Filmmaker Shari Cookson said, "It was our goal to create a very personal, character-driven film about one woman's story, and what it was like to live just on that brink of poverty on a day-to-day basis."
Ms. Gilbert said the hardest part about making the film was opening up her life so fully on camera. She said that since the start of the project, there have been both positive and negative reactions.
She said, "Some people said I shouldn't have gotten tattoos, I shouldn't be dating until my children are 18." However, she emphasized that most peoples' reactions were overwhelmingly positive. She hopes the film will bring awareness to the plight of others in similar situations.
Filmmaker Nick Doob said while some people had reacted negatively, most people are "very emotional and have really been touched by it. I think it really does reach people in that way."
Ms. Cookson said in the film, Katrina becomes "a real, living person who is struggling with issues that affect the whole nation. That's a powerful voice to have, and I don't think she thought she had a voice."
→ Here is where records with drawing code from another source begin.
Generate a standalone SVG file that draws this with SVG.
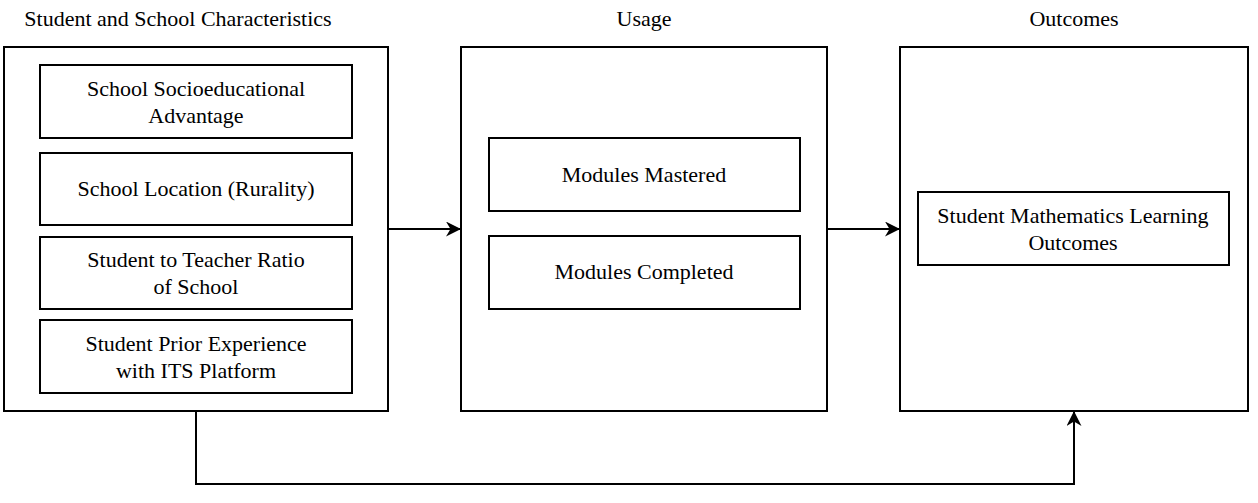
<svg xmlns="http://www.w3.org/2000/svg" width="1258" height="503" viewBox="0 0 1258 503">
<style>
.box{fill:#fff;stroke:#000;stroke-width:2}
.t{font-family:"Liberation Serif","Times New Roman",serif;font-size:22px;fill:#000;text-anchor:middle}
.h{font-family:"Liberation Serif","Times New Roman",serif;font-size:22px;fill:#000;text-anchor:middle}
.c{fill:none;stroke:#000;stroke-width:2}
</style>
<defs>
<marker id="arr" viewBox="0 0 10 10" refX="10" refY="5" markerWidth="15" markerHeight="15" markerUnits="userSpaceOnUse" orient="auto">
<path d="M0,0 L10,5 L0,10 L3,5 Z" fill="#000"/>
</marker>
</defs>
<rect width="1258" height="503" fill="#fff"/>
<g id="characteristics">
<text class="h" x="178" y="26">Student and School Characteristics</text>
<rect class="box" x="4" y="47" width="384" height="364"/>
</g>
<g id="ses">
<rect class="box" x="40" y="65" width="312" height="73"/>
<text class="t" x="196" y="96">School Socioeducational</text>
<text class="t" x="196" y="123">Advantage</text>
</g>
<g id="location">
<rect class="box" x="40" y="153" width="312" height="72"/>
<text class="t" x="196" y="196">School Location (Rurality)</text>
</g>
<g id="ratio">
<rect class="box" x="40" y="237" width="312" height="72"/>
<text class="t" x="196" y="267">Student to Teacher Ratio</text>
<text class="t" x="196" y="294">of School</text>
</g>
<g id="prior">
<rect class="box" x="40" y="320" width="312" height="73"/>
<text class="t" x="196" y="351">Student Prior Experience</text>
<text class="t" x="196" y="378">with ITS Platform</text>
</g>
<g id="usage">
<text class="h" x="644" y="26">Usage</text>
<rect class="box" x="461" y="47" width="366" height="364"/>
</g>
<g id="mastered">
<rect class="box" x="489" y="138" width="311" height="73"/>
<text class="t" x="644" y="182">Modules Mastered</text>
</g>
<g id="completed">
<rect class="box" x="489" y="236" width="311" height="73"/>
<text class="t" x="644" y="279">Modules Completed</text>
</g>
<g id="outcomes">
<text class="h" x="1074" y="26">Outcomes</text>
<rect class="box" x="900" y="47" width="348" height="364"/>
</g>
<g id="math">
<rect class="box" x="918" y="192" width="311" height="73"/>
<text class="t" x="1073" y="223">Student Mathematics Learning</text>
<text class="t" x="1073" y="250">Outcomes</text>
</g>
<g id="connectors">
<path class="c" d="M388,229 L461,229" marker-end="url(#arr)"/>
<path class="c" d="M827,229 L900,229" marker-end="url(#arr)"/>
<path class="c" d="M196,411 L196,484 L1074,484 L1074,411" marker-end="url(#arr)"/>
</g>
</svg>
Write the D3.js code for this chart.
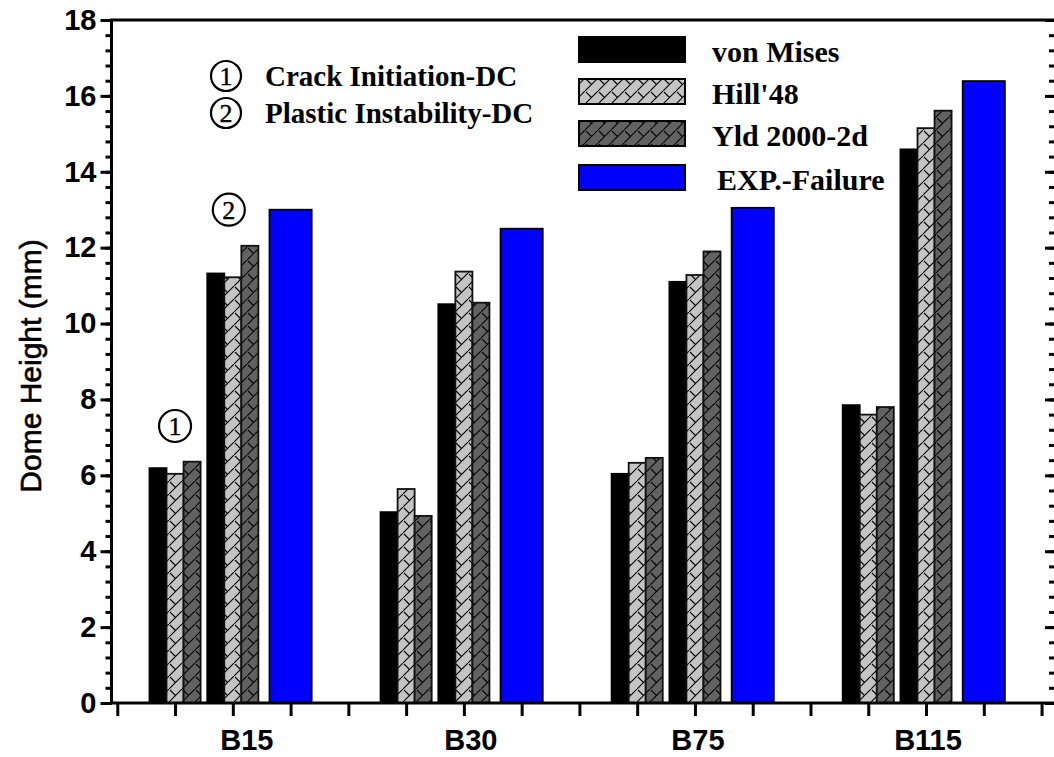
<!DOCTYPE html>
<html>
<head>
<meta charset="utf-8">
<script src="https://cdn.jsdelivr.net/npm/d3@7"></script>
<style>
  body { margin: 0; background: #fff; }
  svg { display: block; }
</style>
</head>
<body>
<svg id="chart" width="1054" height="757"></svg>
<script>
// ---- data (dome height, mm) ----
const categories = ["B15", "B30", "B75", "B115"];
const seriesNames = ["von Mises", "Hill'48", "Yld 2000-2d", "EXP.-Failure"];
// (1) crack initiation - damage criterion
const vonMisesCI = [6.19, 5.03, 6.04, 7.85];
const hill48CI   = [6.04, 5.64, 6.33, 7.60];
const yld2000CI  = [6.36, 4.93, 6.46, 7.80];
// (2) plastic instability - damage criterion
const vonMisesPI = [11.32, 10.51, 11.10, 14.59];
const hill48PI   = [11.22, 11.37, 11.28, 15.15];
const yld2000PI  = [12.05, 10.55, 11.90, 15.61];
// experiment
const expFailure = [13.00, 12.50, 13.05, 16.39];
const yTickValues = [0, 2, 4, 6, 8, 10, 12, 14, 16, 18];
const annotationNotes = ["Crack Initiation-DC", "Plastic Instability-DC"];

// ---- layout ----
const svg = d3.select("#chart");
const x = d3.scaleLinear().domain([-0.1, 16.25]).range([111.5, 1056]);
const y = d3.scaleLinear().domain([0, 18]).range([703, 20]);
const barW = 0.295;       // width of a simulated bar, in slot units
const expW = 0.73;        // width of the experiment bar
const labelNudge = [14, 7, 3, 2];

// ---- hatch patterns ----
const defs = svg.append("defs");
function hatch(id, bg) {
  const s = 13;
  const p = defs.append("pattern").attr("id", id)
    .attr("patternUnits", "userSpaceOnUse").attr("width", s).attr("height", s);
  p.append("rect").attr("width", s).attr("height", s).attr("fill", bg);
  p.append("path").attr("d", `M-1,${s + 1} L${s + 1},-1 M1,1 L6.5,6.5`)
    .attr("stroke", "#000").attr("stroke-width", 1.1).attr("fill", "none");
}
hatch("hatchLight", "#c4c4c4");
hatch("hatchDark", "#626262");

const styles = [
  { fill: "#000", stroke: "#000" },
  { fill: "url(#hatchLight)", stroke: "#111" },
  { fill: "url(#hatchDark)", stroke: "#111" },
  { fill: "#0000ff", stroke: "#000" }
];

// ---- bars ----
const bars = [];
const ci = [vonMisesCI, hill48CI, yld2000CI];
const pi = [vonMisesPI, hill48PI, yld2000PI];
categories.forEach((c, g) => {
  ci.forEach((arr, s) => bars.push({ u: 4 * g + 1 + (s - 1) * barW, w: barW, v: arr[g], s }));
  pi.forEach((arr, s) => bars.push({ u: 4 * g + 2 + (s - 1) * barW, w: barW, v: arr[g], s }));
  bars.push({ u: 4 * g + 3, w: expW, v: expFailure[g], s: 3 });
});

const xw = u => x(u) - x(0);
svg.append("g").selectAll("rect").data(bars).join("rect")
  .attr("x", d => x(d.u - d.w / 2))
  .attr("y", d => y(d.v))
  .attr("width", d => xw(d.w))
  .attr("height", d => y(0) - y(d.v))
  .attr("fill", d => styles[d.s].fill)
  .attr("stroke", d => styles[d.s].stroke)
  .attr("stroke-width", 1.8);

// ---- axes ----
const axisStyle = g => {
  g.selectAll(".domain").remove();
  g.selectAll("line").attr("stroke", "#000").attr("stroke-width", 3);
};
const minorY = d3.range(0, 18.01, 0.4).map(v => +v.toFixed(1));

// left axis
svg.append("g").attr("transform", `translate(${x.range()[0]},0)`)
  .call(d3.axisLeft(y).tickValues(minorY).tickSize(6).tickFormat(""))
  .call(axisStyle);
const yl = svg.append("g").attr("transform", `translate(${x.range()[0]},0)`)
  .call(d3.axisLeft(y).tickValues(yTickValues).tickSize(11).tickPadding(4).tickFormat(d3.format("d")))
  .call(axisStyle);
yl.selectAll("text")
  .attr("font-family", "Liberation Sans, Arial, sans-serif")
  .attr("font-weight", "bold").attr("font-size", 29).attr("fill", "#000");

// right axis (ticks pointing inward)
svg.append("g").attr("transform", `translate(${x.range()[1]},0)`)
  .call(d3.axisLeft(y).tickValues(minorY).tickSize(7).tickFormat(""))
  .call(axisStyle);
svg.append("g").attr("transform", `translate(${x.range()[1]},0)`)
  .call(d3.axisLeft(y).tickValues(yTickValues).tickSize(11).tickFormat(""))
  .call(axisStyle);

// bottom axis
svg.append("g").attr("transform", `translate(0,${y(0)})`)
  .call(d3.axisBottom(x).tickValues(d3.range(0, 17)).tickSize(13).tickFormat(""))
  .call(axisStyle);

svg.append("g").selectAll("text").data(categories).join("text")
  .attr("x", (d, i) => x(4 * i + 2) + labelNudge[i])
  .attr("y", 750)
  .attr("text-anchor", "middle")
  .attr("font-family", "Liberation Sans, Arial, sans-serif")
  .attr("font-weight", "bold").attr("font-size", 29)
  .text(d => d);

// frame
const [x0, x1] = x.range();
const [yb, yt] = y.range();
svg.append("path")
  .attr("d", `M${x0},${yb} L${x1},${yb} M${x0},${yb + 1.5} L${x0},${yt} L${x1},${yt}`)
  .attr("fill", "none").attr("stroke", "#000").attr("stroke-width", 3);

// y title
svg.append("text")
  .attr("transform", "translate(41,366) rotate(-90)")
  .attr("text-anchor", "middle")
  .attr("font-family", "Liberation Sans, Arial, sans-serif")
  .attr("font-size", 30).attr("stroke", "#000").attr("stroke-width", 0.6)
  .text("Dome Height (mm)");

// ---- circled markers ----
function circled(cx, cy, r, label) {
  const g = svg.append("g");
  g.append("circle").attr("cx", cx).attr("cy", cy).attr("r", r)
    .attr("fill", "#fff").attr("stroke", "#000").attr("stroke-width", 2.2);
  g.append("text").attr("x", cx).attr("y", cy).attr("dy", "0.35em")
    .attr("text-anchor", "middle")
    .attr("font-family", "Liberation Serif, Times New Roman, serif")
    .attr("font-size", 26).attr("stroke", "#000").attr("stroke-width", 0.4)
    .text(label);
}
circled(x(1), y(7.3), 16, "1");
circled(x(2) - 4, y(13), 16, "2");

annotationNotes.forEach((t, i) => {
  const cy = 76 + i * 37;
  circled(226, cy, 15, String(i + 1));
  svg.append("text").attr("x", 265).attr("y", cy + 10)
    .attr("font-family", "Liberation Serif, Times New Roman, serif")
    .attr("font-weight", "bold").attr("font-size", 29)
    .text(t);
});

// ---- legend ----
const legendRows = [37, 79, 121, 165];
const lg = svg.append("g");
seriesNames.forEach((name, i) => {
  lg.append("rect").attr("x", 579).attr("y", legendRows[i])
    .attr("width", 106).attr("height", 25)
    .attr("fill", styles[i].fill).attr("stroke", "#000").attr("stroke-width", 2);
  lg.append("text").attr("x", i === 3 ? 717 : 712).attr("y", legendRows[i] + 25)
    .attr("font-family", "Liberation Serif, Times New Roman, serif")
    .attr("font-weight", "bold").attr("font-size", 30)
    .text(name);
});
</script>
</body>
</html>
Producer Sascha Weiss said in a panel after the film was shown, "It's just such a stressful situation and I think that really comes across in the film...People don't know how that impact's people's physical mental health, being in such a difficult day to day situation."
Ms. Cookson said, "You see the cycle." She said every time Katrina got ahead, something else would come up that would set her back, calling it an "obstacle course."
Ms. Gilbert said, "You're running toward that dream of going to college to better yourself for yourself and your children. You think you're getting there and you've almost got it, then that wall hits you again and knocks you back down...Financially, I can't pay my whole tuition. I just have to have faith that some way, somehow, it's going to all work out."
Mayor Andy Berke also attended the premiere and said Katrina's story needed to be told, no matter what city it was in.
The film will air on HBO on March 17. Customers of EPB will have HBO free for that entire week. The film will also be free online on ShriverReport.org and on YouTube from March 17-24.